Retype, please, the listing from its opening line through the line that contains "plt.rcParams['font.family'] = ['Liberation", both included, without the pictures.

* begin Dataset section *

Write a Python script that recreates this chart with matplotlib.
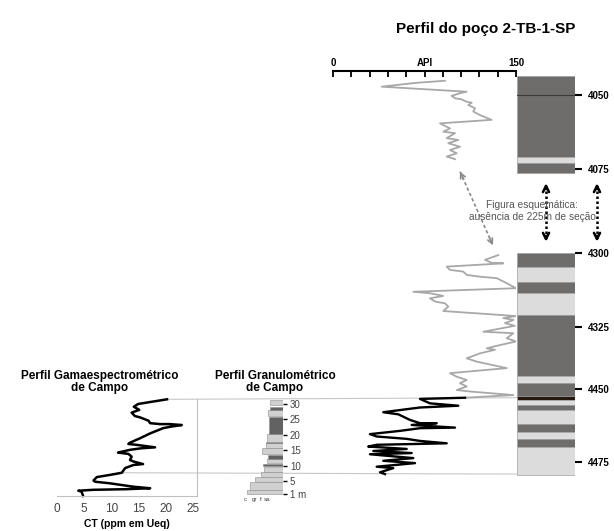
import matplotlib
matplotlib.use("Agg")
import matplotlib.pyplot as plt
import numpy as np
from matplotlib.patches import ConnectionPatch

plt.rcParams['font.family'] = ['Liberation Sans', 'DejaVu Sans']

# --- well log (schematic depth axis, labels give the real depths) ---
depth_tick_pos = [4050, 4075, 4103.4, 4128.4, 4149.3, 4174.0]
depth_tick_labels = ['4050', '4075', '4300', '4325', '4450', '4475']
api_ticks = [0, 15, 30, 45, 60, 75, 90, 105, 120, 135, 150]
api_tick_labels = ['0', '', '', '', '', 'API', '', '', '', '', '150']

api_up = [91.8, 71.3, 65.8, 39.9, 109.6, 104.1, 97.3, 100.0, 105.5, 109.6,
          113.7, 110.9, 116.4, 115.0, 120.5, 130.0, 87.7, 95.9, 90.4, 100.0,
          93.2, 102.7, 94.5, 104.1, 95.9, 101.4, 93.2, 100.0]
s_up = [4045.2, 4045.8, 4046.0, 4047.2, 4048.9, 4049.4, 4050.3, 4051.1, 4051.5, 4052.3,
        4052.6, 4053.4, 4054.5, 4055.6, 4056.8, 4058.4, 4059.6, 4061.3, 4062.4, 4062.9,
        4064.6, 4065.2, 4066.3, 4067.5, 4068.6, 4069.7, 4070.8, 4071.7]

api_lo = [135.5, 124.6, 130.1, 139.6, 93.2, 95.9, 106.8, 109.6, 120.5, 134.2,
          142.4, 150, 65.8, 79.5, 90.4, 79.5, 83.6, 91.8, 94.5, 90.4,
          150, 139.6, 148, 141, 149, 123.2, 147.8, 142.4, 150, 136.9,
          126, 132.8, 120.5, 109.6, 117.8, 142.4, 95.9, 101.4, 109.6, 104.1,
          109.6, 101.4, 112.3, 147.8]
s_lo = [4104.1, 4105.7, 4106.7, 4106.9, 4108.0, 4109.1, 4109.7, 4110.8, 4111.4, 4111.9,
        4113.6, 4115.3, 4116.5, 4117.0, 4117.9, 4118.7, 4119.8, 4120.4, 4121.5, 4123.0,
        4124.7, 4125.4, 4126.0, 4127.1, 4128.0, 4130.0, 4130.5, 4132.2, 4133.3, 4134.5,
        4135.6, 4136.1, 4137.3, 4139.0, 4140.1, 4142.3, 4144.0, 4145.2, 4146.3, 4147.4,
        4148.5, 4149.7, 4150.2, 4151.4]

# correlated interval (black)
api_blk = [108.2, 71.3, 79.5, 102.7, 71.3, 41.2, 53.5, 63.1, 71.3, 85.0,
           64.5, 100.0, 71.3, 54.9, 30.3, 35.8, 60.4, 71.3, 93.2, 35.8,
           28.9, 60.4, 33.0, 64.5, 30.3, 65.8, 41.2, 67.2, 35.8, 49.4,
           38.5, 42.6]
s_blk = [4152.3, 4152.7, 4154.2, 4155.0, 4155.6, 4157.2, 4157.9, 4159.8, 4160.9, 4160.9,
         4161.5, 4162.4, 4162.6, 4163.5, 4164.6, 4165.4, 4166.2, 4166.9, 4167.7, 4168.2,
         4168.8, 4169.6, 4170.3, 4171.0, 4171.4, 4172.7, 4173.6, 4174.4, 4175.6, 4176.1,
         4177.5, 4178.1]

# lithology column: top, bottom, class
lit_top = [4043.6, 4070.9, 4073.0, 4103.5, 4108.1, 4113.2, 4116.8, 4124.3, 4144.9, 4147.4,
           4151.7, 4153.0, 4154.7, 4156.4, 4161.1, 4163.8, 4166.3, 4168.8]
lit_bot = [4070.9, 4073.0, 4076.5, 4108.1, 4113.2, 4116.8, 4124.3, 4144.9, 4147.4, 4151.7,
           4153.0, 4154.7, 4156.4, 4161.1, 4163.8, 4166.3, 4168.8, 4178.4]
lit_cls = ['d', 'l', 'd', 'd', 'l', 'd', 'l', 'd', 'l', 'd',
           'b', 'l', 'd', 'l', 'd', 'l', 'd', 'l']
lit_colors = {'d': '#6f6d6b', 'l': '#dcdcdc', 'b': '#241810'}

# --- field gamma spectrometry ---
ct_vals = [20.2, 14.9, 14.1, 15.1, 13.7, 14.3, 15.2, 16.8, 17.1, 18.9,
           20.7, 22.9, 21.0, 19.5, 17.1, 15.2, 13.4, 13.1, 14.6, 18.0,
           15.5, 13.4, 11.9, 11.2, 13.1, 13.7, 13.4, 14.1, 15.8, 14.0,
           12.5, 11.9, 9.7, 7.3, 6.7, 7.0, 9.7, 14.0, 17.1, 12.8,
           6.7, 3.9, 4.5, 4.8]
ct_m = [31.5, 30.0, 29.1, 28.1, 27.2, 26.1, 25.7, 24.6, 23.8, 23.5,
        23.5, 23.2, 22.7, 22.2, 20.5, 18.9, 17.5, 17.1, 16.8, 16.0,
        15.7, 15.2, 14.6, 14.3, 13.9, 13.0, 11.9, 11.4, 10.6, 10.3,
        9.3, 7.8, 7.1, 6.4, 5.3, 4.9, 4.4, 3.3, 2.8, 2.5,
        2.3, 2.0, 1.7, 0.3]
ct_ticks = [0, 5, 10, 15, 20, 25]

# --- field granulometry: bottom, top (m), left edge (grain scale), class ---
gr_bot = [1.0, 2.3, 4.9, 6.5, 8.0, 10.0, 10.9, 12.3, 13.8, 15.7, 17.3, 17.8, 20.2, 26.2, 28.1, 29.7]
gr_top = [2.3, 4.9, 6.5, 8.0, 9.8, 10.6, 12.3, 13.5, 15.7, 17.3, 17.8, 20.2, 25.9, 28.1, 29.1, 31.3]
gr_left = [0.1, 0.18, 0.3, 0.45, 0.52, 0.5, 0.6, 0.62, 0.48, 0.58, 0.58, 0.6, 0.65, 0.62, 0.68, 0.68]
gr_cls = ['l', 'l', 'l', 'l', 'l', 'd', 'l', 'd', 'l', 'l', 'd', 'l', 'd', 'l', 'd', 'l']
gr_colors = {'d': '#626262', 'l': '#d0d0d0'}
gr_ticks = [1, 5, 10, 15, 20, 25, 30]
gr_tick_labels = ['1 m', '5', '10', '15', '20', '25', '30']
gr_size_pos = [0.05, 0.3, 0.45, 0.6]
gr_size_labels = ['c', 'gr', 'f', 'sa']

W, H = 614, 531


def box(x0, y0, x1, y1):
    return [x0 / W, 1 - y1 / H, (x1 - x0) / W, (y1 - y0) / H]


fig = plt.figure(figsize=(6.14, 5.31), dpi=100)

s_lim = (4180.1, 4041.8)
m_lim = (0.3, 31.6)

# API log
ax_api = fig.add_axes(box(333, 70.7, 516, 480))
ax_api.patch.set_visible(False)
ax_api.plot(api_up, s_up, color='#a8a8a8', lw=1.3)
ax_api.plot(api_lo + [api_blk[0]], s_lo + [s_blk[0]], color='#a8a8a8', lw=1.3)
ax_api.plot(api_blk, s_blk, color='black', lw=1.7)
ax_api.set_xlim(0, 150)
ax_api.set_ylim(*s_lim)
for sp in ['left', 'right', 'bottom']:
    ax_api.spines[sp].set_visible(False)
ax_api.spines['top'].set_linewidth(1.5)
ax_api.xaxis.tick_top()
ax_api.set_xticks(api_ticks, api_tick_labels)
ax_api.tick_params(axis='x', direction='in', length=4, width=1.3, pad=2,
                   labelsize=7)
for t in ax_api.get_xticklabels():
    t.set_fontweight('bold')
ax_api.set_yticks([])
# gap arrow between the two curve parts
ax_api.plot([api_up[-1] + 4.1, 131.1], [4075.9, 4100.8], color='#8a8a8a', lw=1.2,
            ls=(0, (2, 1.5)))
for tip, tail in [((104.1, 4075.9), (107, 4078.5)), ((131.1, 4100.8), (128.2, 4098.2))]:
    ax_api.annotate('', xy=tip, xytext=tail,
                    arrowprops=dict(arrowstyle='->', color='#8a8a8a', lw=1.2,
                                    mutation_scale=9, shrinkA=0, shrinkB=0))

# lithology column
ax_lit = fig.add_axes(box(517, 70.7, 575, 480))
ax_lit.patch.set_visible(False)
for top, bot, c in zip(lit_top, lit_bot, lit_cls):
    ax_lit.bar(0.5, bot - top, bottom=top, width=1, color=lit_colors[c],
               edgecolor='#a0a0a0', lw=0.5)
ax_lit.axhline(depth_tick_pos[0], color='#3a3a3a', lw=0.8)
ax_lit.set_xlim(0, 1)
ax_lit.set_ylim(*s_lim)
for sp in ax_lit.spines.values():
    sp.set_visible(False)
ax_lit.set_xticks([])
ax_lit.yaxis.tick_right()
ax_lit.set_yticks(depth_tick_pos, depth_tick_labels)
ax_lit.tick_params(axis='y', length=5, width=1.5, pad=4, labelsize=7)
for t in ax_lit.get_yticklabels():
    t.set_fontweight('bold')

gap_top, gap_bot = 4079.8, 4099.6
for xa in [0.5, 1.379]:
    ax_lit.plot([xa, xa], [gap_top + 1, gap_bot - 1], color='black', lw=1.8,
                ls=(0, (1, 1)), clip_on=False)
    ax_lit.annotate('', xy=(xa, gap_top), xytext=(xa, gap_top + 2),
                    arrowprops=dict(arrowstyle='->', color='black', lw=1.8,
                                    mutation_scale=11, shrinkA=0, shrinkB=0),
                    annotation_clip=False)
    ax_lit.annotate('', xy=(xa, gap_bot), xytext=(xa, gap_bot - 2),
                    arrowprops=dict(arrowstyle='->', color='black', lw=1.8,
                                    mutation_scale=11, shrinkA=0, shrinkB=0),
                    annotation_clip=False)
ax_lit.text(0.26, 4089.2, 'Figura esquemática:\nausência de 225m de seção',
            ha='center', va='center', fontsize=7.3, color='#555555', linespacing=1.15,
            clip_on=False)

# gamma spectrometry
ax_ct = fig.add_axes(box(57, 399, 197, 496))
ax_ct.patch.set_visible(False)
ax_ct.plot(ct_vals, ct_m, color='black', lw=1.8, clip_on=False)
ax_ct.set_xlim(0, 25.7)
ax_ct.set_ylim(*m_lim)
ax_ct.spines['left'].set_visible(False)
ax_ct.spines['top'].set_visible(False)
ax_ct.spines['bottom'].set_color('#c0c0c0')
ax_ct.spines['right'].set_color('#c0c0c0')
ax_ct.spines['bottom'].set_linewidth(0.8)
ax_ct.spines['right'].set_linewidth(0.8)
ax_ct.set_yticks([])
ax_ct.set_xticks(ct_ticks)
ax_ct.tick_params(axis='x', length=0, pad=5, labelsize=8.5, labelcolor='#444444')
ax_ct.set_xlabel('CT (ppm em Ueq)', fontsize=7.5, fontweight='bold', labelpad=3)

# granulometry
ax_gr = fig.add_axes(box(243, 399, 283, 496))
ax_gr.patch.set_visible(False)
for b, t, lft, c in zip(gr_bot, gr_top, gr_left, gr_cls):
    ax_gr.bar(lft, t - b, bottom=b, width=1 - lft, align='edge', color=gr_colors[c],
              edgecolor='#8c8c8c', lw=0.4)
ax_gr.set_xlim(0, 1)
ax_gr.set_ylim(*m_lim)
for sp in ax_gr.spines.values():
    sp.set_visible(False)
ax_gr.yaxis.tick_right()
ax_gr.set_yticks(gr_ticks, gr_tick_labels)
ax_gr.tick_params(axis='y', length=3, width=1, pad=2, labelsize=7, labelcolor='#444444')
ax_gr.set_xticks(gr_size_pos, gr_size_labels)
ax_gr.tick_params(axis='x', length=0, pad=1, labelsize=4.5, labelcolor='#444444')

# correlation lines outcrop -> well
for (cx, cm), sw in [((ct_vals[0], ct_m[0]), s_blk[0]), ((ct_vals[31], ct_m[31]), s_blk[-1])]:
    con = ConnectionPatch(xyA=(cx, cm), coordsA=ax_ct.transData,
                          xyB=(0, sw), coordsB=ax_lit.transData,
                          color='#c8c8c8', lw=0.8, zorder=-1)
    fig.add_artist(con)

fig.text(486 / W, 1 - 29 / H, 'Perfil do poço 2-TB-1-SP', ha='center', va='center',
         fontsize=11, fontweight='bold')
fig.text(100 / W, 1 - 382 / H, 'Perfil Gamaespectrométrico\nde Campo', ha='center',
         va='center', fontsize=8.5, fontweight='bold', linespacing=1.1)
fig.text(275 / W, 1 - 382 / H, 'Perfil Granulométrico\nde Campo', ha='center',
         va='center', fontsize=8.5, fontweight='bold', linespacing=1.1)

fig.savefig('out.png', dpi=100)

* end Dataset section *

The output:
Write a Python script that recreates this chart with matplotlib.
import matplotlib
matplotlib.use("Agg")
import matplotlib.pyplot as plt
import numpy as np
from matplotlib.patches import ConnectionPatch

plt.rcParams['font.family'] = ['Liberation Sans', 'DejaVu Sans']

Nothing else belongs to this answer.